Provided material:
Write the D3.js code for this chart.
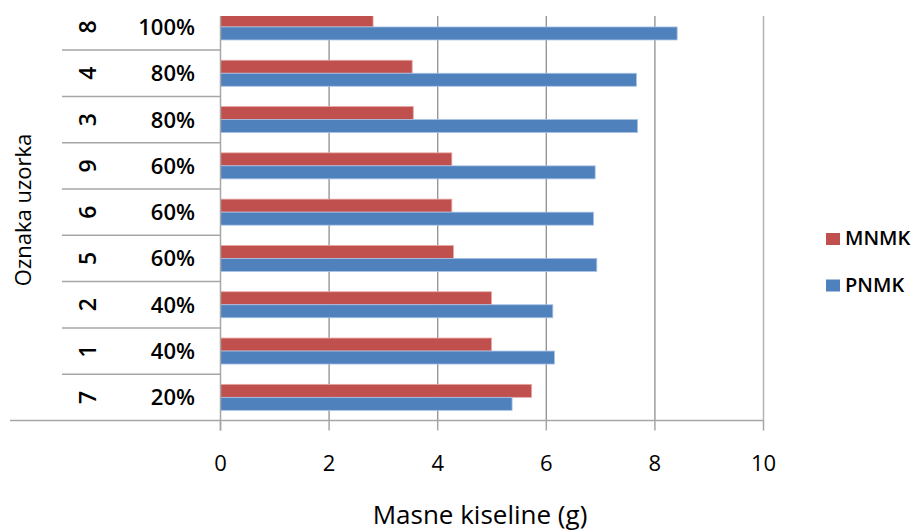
<!DOCTYPE html>
<html><head><meta charset="utf-8">
<script src="https://cdn.jsdelivr.net/npm/d3@7"></script>
<style>
html,body{margin:0;padding:0;background:#fff;}
svg{display:block;}
text{font-family:"Open Sans",sans-serif;fill:#000;}
</style></head>
<body>
<script>
// ---- data ----
const sampleIds = ["7","1","2","5","6","9","3","4","8"];
const percentLabels = ["20%","40%","40%","60%","60%","60%","80%","80%","100%"];
const mnmk = [5.73, 4.99, 4.99, 4.29, 4.26, 4.26, 3.55, 3.53, 2.81];
const pnmk = [5.37, 6.15, 6.12, 6.93, 6.87, 6.90, 7.68, 7.66, 8.41];
const seriesNames = ["MNMK","PNMK"];
const seriesColors = ["#C0504D","#4F81BD"];
const xTicks = [0,2,4,6,8,10];
const xTitle = "Masne kiseline (g)";
const yTitle = "Oznaka uzorka";

const W = 920, H = 532;
const svg = d3.select("body").append("svg").attr("width",W).attr("height",H);

const plotLeft = 220.5, plotRight = 763.5, plotTop = 16, plotBottom = 420.5;
const x = d3.scaleLinear().domain([0,10]).range([plotLeft, plotRight]);
const y = d3.scaleBand().domain(d3.range(sampleIds.length)).range([plotBottom, 3.8]).paddingInner(0);
const ys = d3.scaleBand().domain(seriesNames).range([0, y.bandwidth()]).paddingInner(0).paddingOuter(0.78);

// clip
svg.append("clipPath").attr("id","plotclip").append("rect")
  .attr("x", plotLeft).attr("y", plotTop).attr("width", plotRight-plotLeft+2).attr("height", plotBottom-plotTop);

// gridlines
svg.append("g").selectAll("line").data(xTicks.filter(d=>d>0)).join("line")
  .attr("x1",d=>x(d)).attr("x2",d=>x(d)).attr("y1",plotTop).attr("y2",plotBottom)
  .attr("stroke",d=> d===10 ? "#b0b0b0" : "#969696").attr("stroke-width",1.4);

// bars
const rows = sampleIds.map((s,i)=>({i, vals:[mnmk[i], pnmk[i]]}));
const barsG = svg.append("g").attr("clip-path","url(#plotclip)");
rows.forEach(r=>{
  seriesNames.forEach((sn,k)=>{
    barsG.append("rect")
      .attr("x", x(0)).attr("y", y(r.i)+ys(sn))
      .attr("width", x(r.vals[k]) - x(0)).attr("height", ys.bandwidth())
      .attr("fill", seriesColors[k])
      .attr("stroke", k===0 ? "#e8a8a6" : "#a9c3e6").attr("stroke-width",0.8);
  });
});

// axis lines
const axisColor = "#a6a6a6";
svg.append("line").attr("x1",10).attr("x2",plotRight).attr("y1",plotBottom).attr("y2",plotBottom)
  .attr("stroke",axisColor).attr("stroke-width",1.5);
svg.append("line").attr("x1",plotLeft).attr("x2",plotLeft).attr("y1",plotTop).attr("y2",plotBottom+10)
  .attr("stroke",axisColor).attr("stroke-width",1.5);
// x ticks
svg.append("g").selectAll("line").data(xTicks).join("line")
  .attr("x1",d=>x(d)).attr("x2",d=>x(d)).attr("y1",plotBottom).attr("y2",plotBottom+10)
  .attr("stroke",axisColor).attr("stroke-width",1.5);
svg.append("g").selectAll("text").data(xTicks).join("text")
  .attr("x",d=>x(d)).attr("y",471).attr("text-anchor","middle")
  .style("font-size","22px").text(d=>d);

// category separators
svg.append("g").selectAll("line").data(d3.range(1, sampleIds.length)).join("line")
  .attr("x1",62).attr("x2",plotLeft).attr("y1",d=>y(d)+y.bandwidth()).attr("y2",d=>y(d)+y.bandwidth())
  .attr("stroke",axisColor).attr("stroke-width",1.5);

// inner labels (percent)
svg.append("g").selectAll("text").data(rows).join("text")
  .attr("x",195).attr("y",d=>y(d.i)+y.bandwidth()/2+8).attr("text-anchor","end")
  .style("font-size","22px").style("font-weight","600").text(d=>percentLabels[d.i]);

// outer labels (sample ids), rotated
svg.append("g").selectAll("text").data(rows).join("text")
  .attr("transform",d=>`translate(95.5,${y(d.i)+y.bandwidth()/2}) rotate(-90)`)
  .attr("text-anchor","middle")
  .style("font-size","23px").style("font-weight","600").text(d=>sampleIds[d.i]);

// y title
svg.append("text").attr("transform","translate(31,210) rotate(-90)").attr("text-anchor","middle")
  .style("font-size","22px").text(yTitle);

// x title
svg.append("text").attr("x",480).attr("y",524).attr("text-anchor","middle")
  .style("font-size","26px").text(xTitle);

// legend
const legY = [233, 279.5];
seriesNames.forEach((sn,k)=>{
  svg.append("rect").attr("x",826).attr("y",legY[k]).attr("width",14).attr("height",12)
    .attr("fill",seriesColors[k]);
  svg.append("text").attr("x",845).attr("y",legY[k]+12).style("font-size","20px").style("font-weight","600")
    .text(sn);
});
</script>
</body></html>
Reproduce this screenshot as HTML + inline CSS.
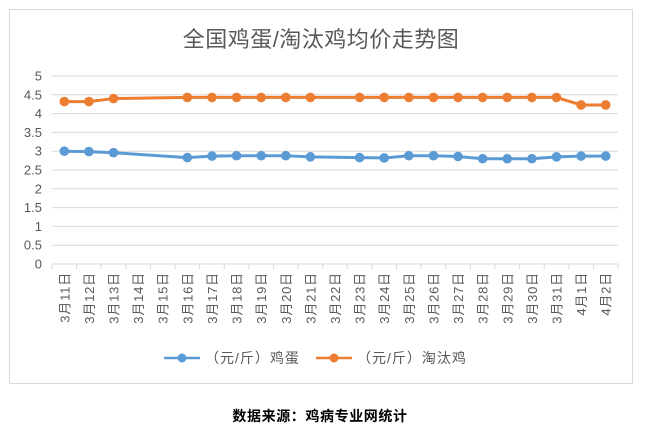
<!DOCTYPE html>
<html><head><meta charset="utf-8">
<style>
body{margin:0;background:#fff;width:650px;height:431px;overflow:hidden;font-family:"Liberation Sans","Noto Sans CJK SC",sans-serif;}
</style></head>
<body>
<svg width="650" height="431" xmlns="http://www.w3.org/2000/svg">
<rect x="9.5" y="9.5" width="623" height="374" fill="#fff" stroke="#d9d9d9"/>
<text x="321" y="47" text-anchor="middle" font-size="22" letter-spacing="0.5" fill="#595959" font-family="Liberation Sans, Noto Sans CJK SC, sans-serif">全国鸡蛋/淘汰鸡均价走势图</text>
<g id="grid"></g><g id="yt"></g><g id="xt"></g><g id="series"></g>
<g>
<g>
<line x1="164" y1="358" x2="200" y2="358" stroke="#5b9bd5" stroke-width="2.5"/><circle cx="182" cy="358" r="4.5" fill="#5b9bd5"/>
<text x="205" y="363" font-size="14" letter-spacing="1" fill="#595959">（元/斤）鸡蛋</text></g>
<g>
<line x1="316" y1="358" x2="352" y2="358" stroke="#ed7d31" stroke-width="2.5"/><circle cx="334" cy="358" r="4.5" fill="#ed7d31"/>
<text x="357" y="363" font-size="14" letter-spacing="1" fill="#595959">（元/斤）淘汰鸡</text></g>
</g>
<text x="320" y="421" text-anchor="middle" font-size="14" font-weight="bold" letter-spacing="0.6" fill="#000">数据来源：鸡病专业网统计</text>
</svg>
<script>
const categories=["3月11日","3月12日","3月13日","3月14日","3月15日","3月16日","3月17日","3月18日","3月19日","3月20日","3月21日","3月22日","3月23日","3月24日","3月25日","3月26日","3月27日","3月28日","3月29日","3月30日","3月31日","4月1日","4月2日"];
const eggValues=[3.0,2.99,2.96,null,null,2.83,2.87,2.88,2.88,2.88,2.85,null,2.83,2.82,2.88,2.88,2.86,2.80,2.80,2.80,2.85,2.87,2.87];
const henValues=[4.32,4.32,4.40,null,null,4.43,4.43,4.43,4.43,4.43,4.43,null,4.43,4.43,4.43,4.43,4.43,4.43,4.43,4.43,4.43,4.23,4.23];
const yTicks=["0","0.5","1","1.5","2","2.5","3","3.5","4","4.5","5"];
const NS="http://www.w3.org/2000/svg";
const x0=52,x1=618,y0=264,yTop=76,yMax=5;
const step=(x1-x0)/categories.length;
const xs=i=>x0+step*(i+0.5);
const ys=v=>y0-(v/yMax)*(y0-yTop);
function mk(t,a,p){const e=document.createElementNS(NS,t);for(const k in a)e.setAttribute(k,a[k]);p.appendChild(e);return e;}
const grid=document.getElementById('grid'),yt=document.getElementById('yt'),xt=document.getElementById('xt'),ser=document.getElementById('series');
yTicks.forEach(t=>{const v=parseFloat(t),y=ys(v);
const l=mk('line',{x1:x0,x2:x1,y1:y,y2:y,stroke:'#d9d9d9','stroke-width':1},grid);


const tx=mk('text',{x:42,y:y+4.5,'text-anchor':'end','font-size':13,fill:'#595959'},yt);tx.textContent=t;


});
categories.forEach((c,i)=>{const xb=x0+step*i;
const tk=mk('line',{x1:xb,x2:xb,y1:y0,y2:y0+5,stroke:'#d9d9d9'},xt);


const x=xs(i);
const tx=mk('text',{x:0,y:0,transform:`translate(${x+5},272) rotate(-90)`,'text-anchor':'end','font-size':13,'letter-spacing':'0.8',fill:'#595959'},xt);tx.textContent=c;


});
mk('line',{x1:x1,x2:x1,y1:y0,y2:y0+5,stroke:'#d9d9d9'},xt);
function drawSeries(vals,color,name){
const pts=[];vals.forEach((v,i)=>{if(v!=null)pts.push([xs(i),ys(v)]);});
const pl=mk('polyline',{points:pts.map(p=>p.join(',')).join(' '),fill:'none',stroke:color,'stroke-width':3,'stroke-linejoin':'round'},ser);


vals.forEach((v,i)=>{if(v==null)return;
const c=mk('circle',{cx:xs(i),cy:ys(v),r:4.8,fill:color},ser);


});}
drawSeries(eggValues,'#5b9bd5','egg');
drawSeries(henValues,'#ed7d31','culled-chicken');
</script>
</body></html>
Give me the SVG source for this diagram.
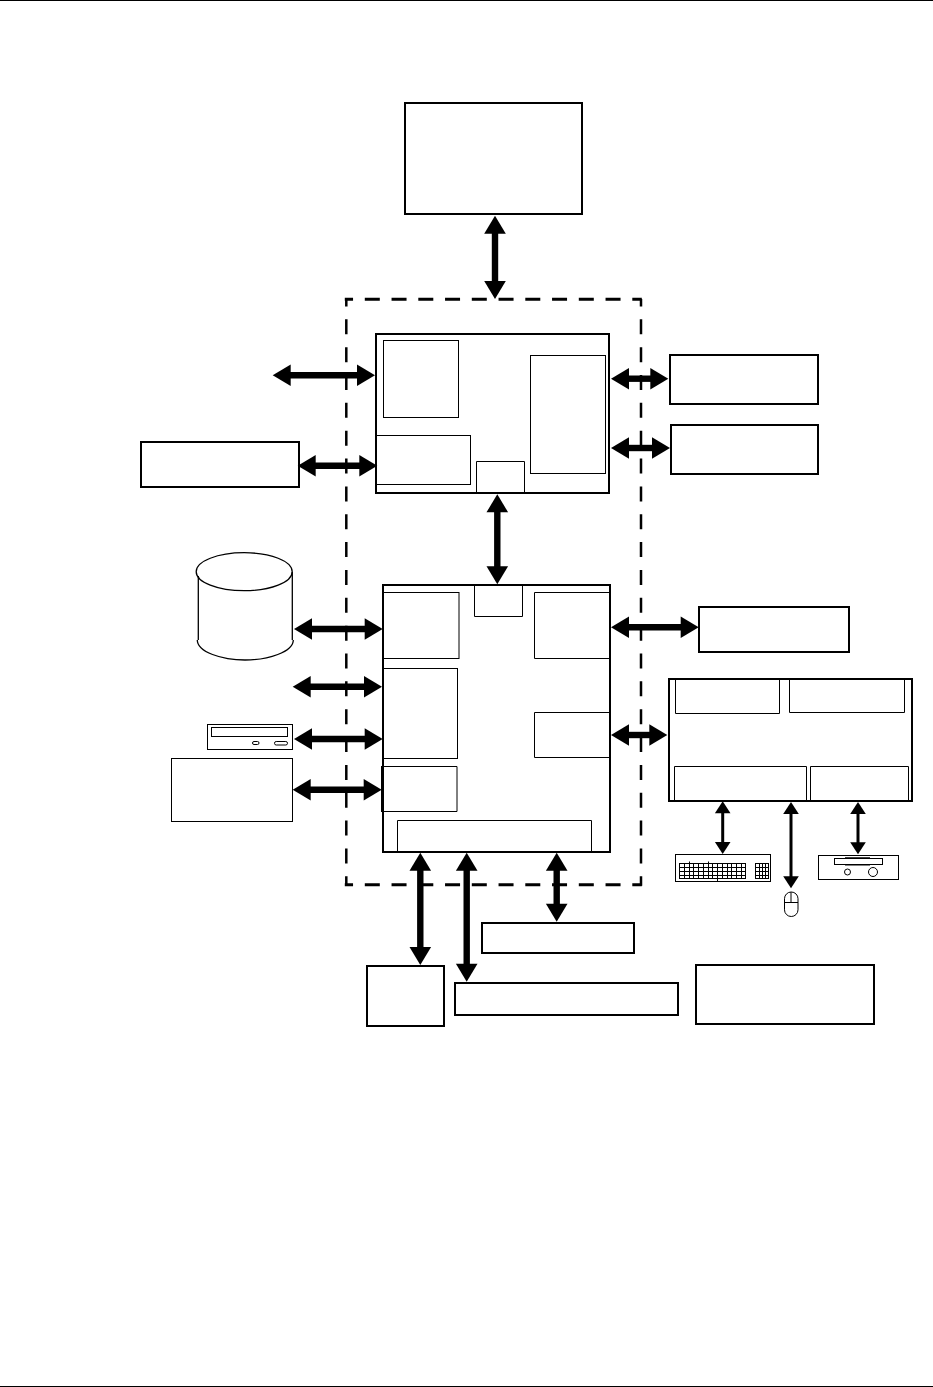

What the exercise asks:
Identify and extract each line of the listing that contains "this".

Task result:
Write the D3.js code for this chart.
Reproduce this screenshot as HTML + inline CSS.
Give me the SVG source for this diagram.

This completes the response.